I repeat, even in this year’s historic bull strength, 9 out of 10 of the WORST performing Nasdaq100 stocks did not trade substantially above their January highs after trading below their January lows.
A good example of this is , which is a tech stock, leveraging AI that gained over 75% in 2023, so it came into 2024 as a star performer.
However, as you can see in the chart below, even though it got off to a good start, once it fell below its January high it was no longer bullish.
When it broke down below its January low it collapsed. When it rallied it stopped at the January range and could not get back above its January high.
I’m using a bearish trend as an example because, in a bull market, it would be easy to find examples of persistent bull trends.
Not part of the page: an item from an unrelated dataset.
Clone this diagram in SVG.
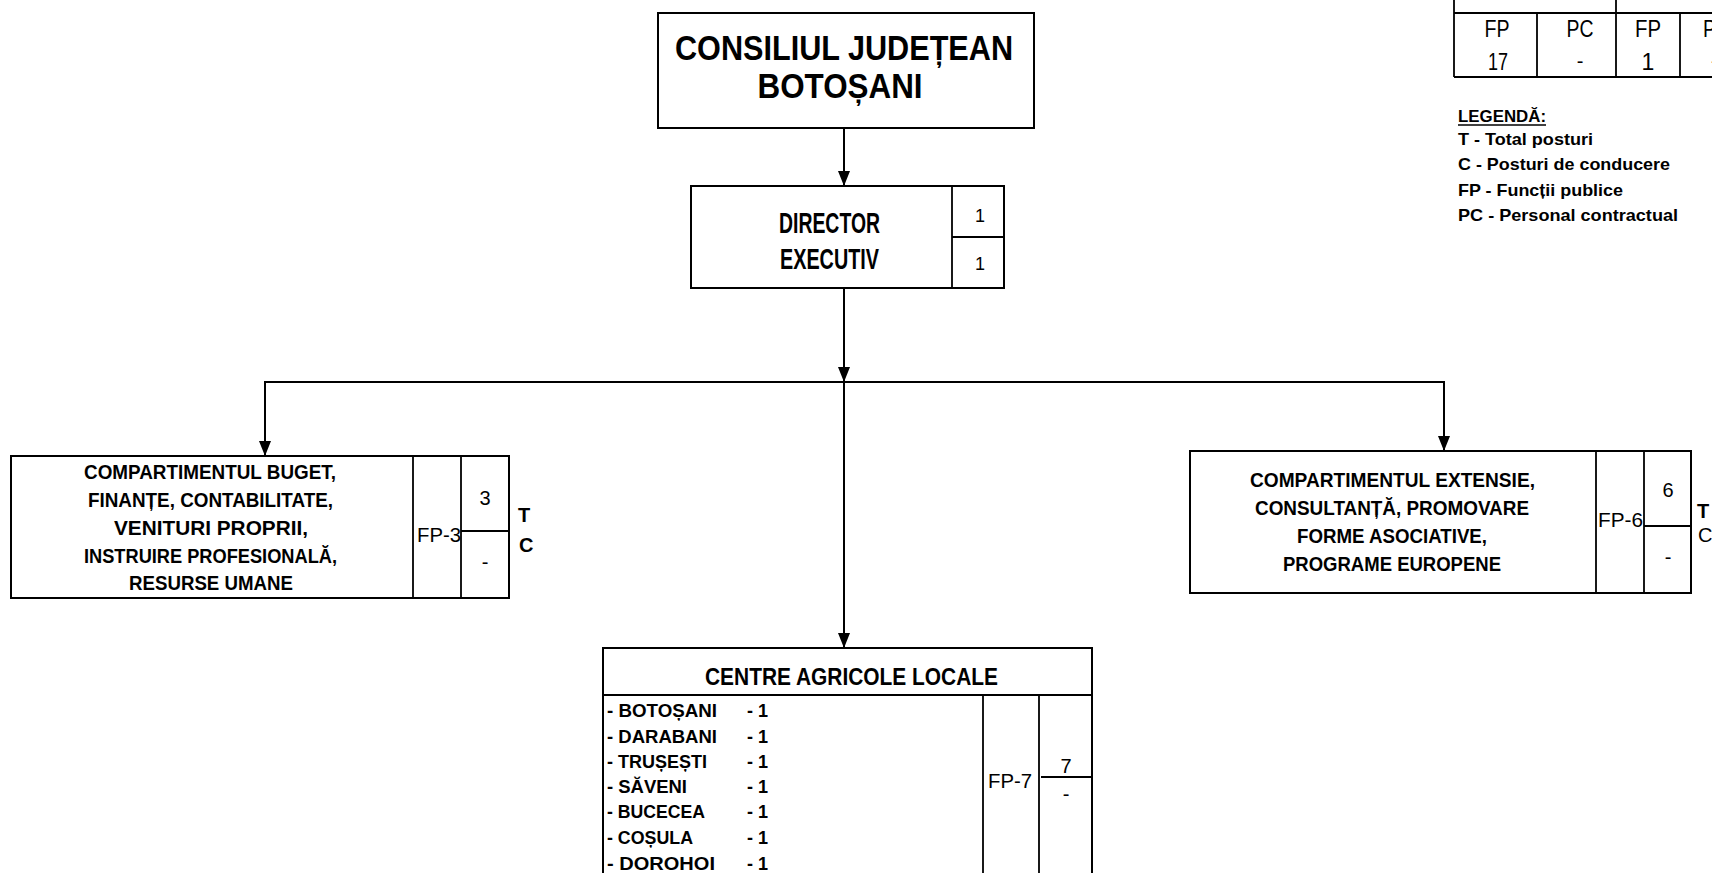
<svg xmlns="http://www.w3.org/2000/svg" width="1712" height="873" viewBox="0 0 1712 873">
<style>
.bx{fill:#fff;stroke:#000;stroke-width:2}
.ln{stroke:#000;stroke-width:1.8;fill:none}
.cn{stroke:#000;stroke-width:2;fill:none}
.b{font-family:"Liberation Sans",Arial,sans-serif;font-weight:bold;fill:#000}
.r{font-family:"Liberation Sans",Arial,sans-serif;font-weight:normal;fill:#000}
.m{text-anchor:middle}
</style>
<defs>
<marker id="ah" viewBox="0 0 15 12" refX="15" refY="6" markerWidth="15" markerHeight="12" markerUnits="userSpaceOnUse" orient="auto">
<path d="M0,0 L15,6 L0,12 z" fill="#000"/>
</marker>
</defs>
<rect width="1712" height="873" fill="#fff"/>

<g id="connectors">
<line class="cn" x1="844" y1="128" x2="844" y2="186" marker-end="url(#ah)"/>
<line class="cn" x1="844" y1="288" x2="844" y2="382" marker-end="url(#ah)"/>
<line class="cn" x1="264" y1="382" x2="1445" y2="382" stroke-width="2.5"/>
<line class="cn" x1="265" y1="382" x2="265" y2="456" marker-end="url(#ah)"/>
<line class="cn" x1="1444" y1="382" x2="1444" y2="451" marker-end="url(#ah)"/>
<line class="cn" x1="844" y1="382" x2="844" y2="648" marker-end="url(#ah)"/>
</g>

<g id="consiliul">
<rect class="bx" x="658" y="13" width="376" height="115" stroke-width="3"/>
<text class="b m" x="844" y="60" font-size="35" textLength="338" lengthAdjust="spacingAndGlyphs">CONSILIUL JUDEȚEAN</text>
<text class="b m" x="840" y="98" font-size="35" textLength="165" lengthAdjust="spacingAndGlyphs">BOTOȘANI</text>
</g>

<g id="director">
<rect class="bx" x="691" y="186" width="313" height="102"/>
<line class="ln" x1="952" y1="186" x2="952" y2="288"/>
<line class="ln" x1="952" y1="237" x2="1004" y2="237"/>
<text class="b m" x="829.5" y="233" font-size="29" textLength="101" lengthAdjust="spacingAndGlyphs">DIRECTOR</text>
<text class="b m" x="829.5" y="269" font-size="29" textLength="99" lengthAdjust="spacingAndGlyphs">EXECUTIV</text>
<text class="r m" x="980" y="222" font-size="18">1</text>
<text class="r m" x="980" y="270" font-size="18">1</text>
</g>

<g id="buget">
<rect class="bx" x="11" y="456" width="498" height="142"/>
<line class="ln" x1="413" y1="456" x2="413" y2="598"/>
<line class="ln" x1="461" y1="456" x2="461" y2="598"/>
<line class="ln" x1="461" y1="531" x2="509" y2="531"/>
<text class="b m" x="210" y="479" font-size="20" textLength="252" lengthAdjust="spacingAndGlyphs">COMPARTIMENTUL BUGET,</text>
<text class="b m" x="210.5" y="507" font-size="20" textLength="245" lengthAdjust="spacingAndGlyphs">FINANȚE, CONTABILITATE,</text>
<text class="b m" x="211" y="535" font-size="20" textLength="194" lengthAdjust="spacingAndGlyphs">VENITURI PROPRII,</text>
<text class="b m" x="210.5" y="563" font-size="20" textLength="253" lengthAdjust="spacingAndGlyphs">INSTRUIRE PROFESIONALĂ,</text>
<text class="b m" x="211" y="590" font-size="20" textLength="164" lengthAdjust="spacingAndGlyphs">RESURSE UMANE</text>
<text class="r" x="417" y="542" font-size="20" textLength="44" lengthAdjust="spacingAndGlyphs">FP-3</text>
<text class="r m" x="485" y="505" font-size="20">3</text>
<text class="r m" x="485" y="569" font-size="20">-</text>
<text class="b" x="518" y="522" font-size="20">T</text>
<text class="b" x="519" y="552" font-size="20">C</text>
</g>

<g id="extensie">
<rect class="bx" x="1190" y="451" width="501" height="142"/>
<line class="ln" x1="1596" y1="451" x2="1596" y2="593"/>
<line class="ln" x1="1644" y1="451" x2="1644" y2="593"/>
<line class="ln" x1="1644" y1="526" x2="1691" y2="526"/>
<text class="b m" x="1392.5" y="487" font-size="20" textLength="285" lengthAdjust="spacingAndGlyphs">COMPARTIMENTUL EXTENSIE,</text>
<text class="b m" x="1392" y="515" font-size="20" textLength="274" lengthAdjust="spacingAndGlyphs">CONSULTANȚĂ, PROMOVARE</text>
<text class="b m" x="1392" y="543" font-size="20" textLength="190" lengthAdjust="spacingAndGlyphs">FORME ASOCIATIVE,</text>
<text class="b m" x="1392" y="571" font-size="20" textLength="218" lengthAdjust="spacingAndGlyphs">PROGRAME EUROPENE</text>
<text class="r" x="1598" y="527" font-size="20" textLength="45" lengthAdjust="spacingAndGlyphs">FP-6</text>
<text class="r m" x="1668" y="497" font-size="20">6</text>
<text class="r m" x="1668" y="564" font-size="20">-</text>
<text class="b" x="1697" y="518" font-size="20">T</text>
<text class="r" x="1698" y="542" font-size="20">C</text>
</g>

<g id="centre">
<rect class="bx" x="603" y="648" width="489" height="240"/>
<line class="ln" x1="603" y1="695" x2="1092" y2="695"/>
<line class="ln" x1="983" y1="695" x2="983" y2="873"/>
<line class="ln" x1="1039" y1="695" x2="1039" y2="873"/>
<line class="ln" x1="1041" y1="777" x2="1092" y2="777"/>
<text class="b m" x="851.5" y="685" font-size="24" textLength="293" lengthAdjust="spacingAndGlyphs">CENTRE AGRICOLE LOCALE</text>
<text class="b" x="607" y="717" font-size="18" textLength="110" lengthAdjust="spacingAndGlyphs">- BOTOȘANI</text>
<text class="b" x="607" y="743" font-size="18" textLength="110" lengthAdjust="spacingAndGlyphs">- DARABANI</text>
<text class="b" x="607" y="768" font-size="18" textLength="100" lengthAdjust="spacingAndGlyphs">- TRUȘEȘTI</text>
<text class="b" x="607" y="793" font-size="18" textLength="80" lengthAdjust="spacingAndGlyphs">- SĂVENI</text>
<text class="b" x="607" y="818" font-size="18" textLength="98" lengthAdjust="spacingAndGlyphs">- BUCECEA</text>
<text class="b" x="607" y="844" font-size="18" textLength="86" lengthAdjust="spacingAndGlyphs">- COȘULA</text>
<text class="b" x="607" y="870" font-size="18" textLength="108" lengthAdjust="spacingAndGlyphs">- DOROHOI</text>
<text class="b" x="747" y="717" font-size="18">- 1</text>
<text class="b" x="747" y="743" font-size="18">- 1</text>
<text class="b" x="747" y="768" font-size="18">- 1</text>
<text class="b" x="747" y="793" font-size="18">- 1</text>
<text class="b" x="747" y="818" font-size="18">- 1</text>
<text class="b" x="747" y="844" font-size="18">- 1</text>
<text class="b" x="747" y="870" font-size="18">- 1</text>
<text class="r" x="988" y="788" font-size="20" textLength="44" lengthAdjust="spacingAndGlyphs">FP-7</text>
<text class="r m" x="1066" y="773" font-size="20">7</text>
<text class="r m" x="1066" y="801" font-size="20">-</text>
</g>

<g id="tabel">
<line class="ln" x1="1454" y1="0" x2="1454" y2="77"/>
<line class="ln" x1="1616" y1="0" x2="1616" y2="77"/>
<line class="ln" x1="1537" y1="13" x2="1537" y2="77"/>
<line class="ln" x1="1680" y1="13" x2="1680" y2="77"/>
<line class="ln" x1="1454" y1="13" x2="1712" y2="13"/>
<line class="ln" x1="1454" y1="77" x2="1712" y2="77"/>
<text class="r m" x="1497" y="37" font-size="23" textLength="25" lengthAdjust="spacingAndGlyphs">FP</text>
<text class="r m" x="1498" y="70" font-size="23" textLength="20" lengthAdjust="spacingAndGlyphs">17</text>
<text class="r m" x="1580" y="37" font-size="23" textLength="27" lengthAdjust="spacingAndGlyphs">PC</text>
<text class="r m" x="1580" y="68" font-size="20">-</text>
<text class="r m" x="1648" y="37" font-size="23" textLength="26" lengthAdjust="spacingAndGlyphs">FP</text>
<text class="r m" x="1648" y="70" font-size="23">1</text>
<text class="r" x="1703" y="37" font-size="23" textLength="27" lengthAdjust="spacingAndGlyphs">PC</text>
<text class="r" x="1711" y="68" font-size="20">-</text>
</g>

<g id="legenda">
<text class="b" x="1458" y="122" font-size="17" textLength="88" lengthAdjust="spacingAndGlyphs">LEGENDĂ:</text>
<line x1="1458" y1="125" x2="1546" y2="125" stroke="#000" stroke-width="1.5"/>
<text class="b" x="1458" y="145" font-size="17" textLength="135" lengthAdjust="spacingAndGlyphs">T - Total posturi</text>
<text class="b" x="1458" y="170" font-size="17" textLength="212" lengthAdjust="spacingAndGlyphs">C - Posturi de conducere</text>
<text class="b" x="1458" y="196" font-size="17" textLength="165" lengthAdjust="spacingAndGlyphs">FP - Funcții publice</text>
<text class="b" x="1458" y="221" font-size="17" textLength="220" lengthAdjust="spacingAndGlyphs">PC - Personal contractual</text>
</g>
</svg>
This trend defied even a strong bull market in tech stocks.
On the bullish side of the market, not surprisingly, NONE of the top 10 best-performing stocks in the Nasdaq 100 traded substantially below their January high after trading above it.
The January Calendar Range will tell you which prognosticators will be right or at least have a chance to be right.
Be Ready For 2025
Now you know. If markets trade below their January Calendar Range Low, watch out. If they trade higher, there’s a low-risk setup to be a buyer.
If you’re advising clients, this simple rule of thumb will keep you on the right side of every major move for the calendar year.
Beware, our calendar range low is NOT always the low as of Jan 31st. We look at 10 trading days with some caveats and confirmations to improve accuracy.
The simple edge here is that the trend of the year matters, and you can easily identify the levels at which trends accelerate or reverse.
One Last Improvement for The More Advanced Trader.
Our brains don’t just look at the market in time frames of years. Quarters, halves, and even months are important and there are edges in those time frames too.
When you hear us referring to Calendar Ranges, there’s more to it than just January, but don’t ignore January.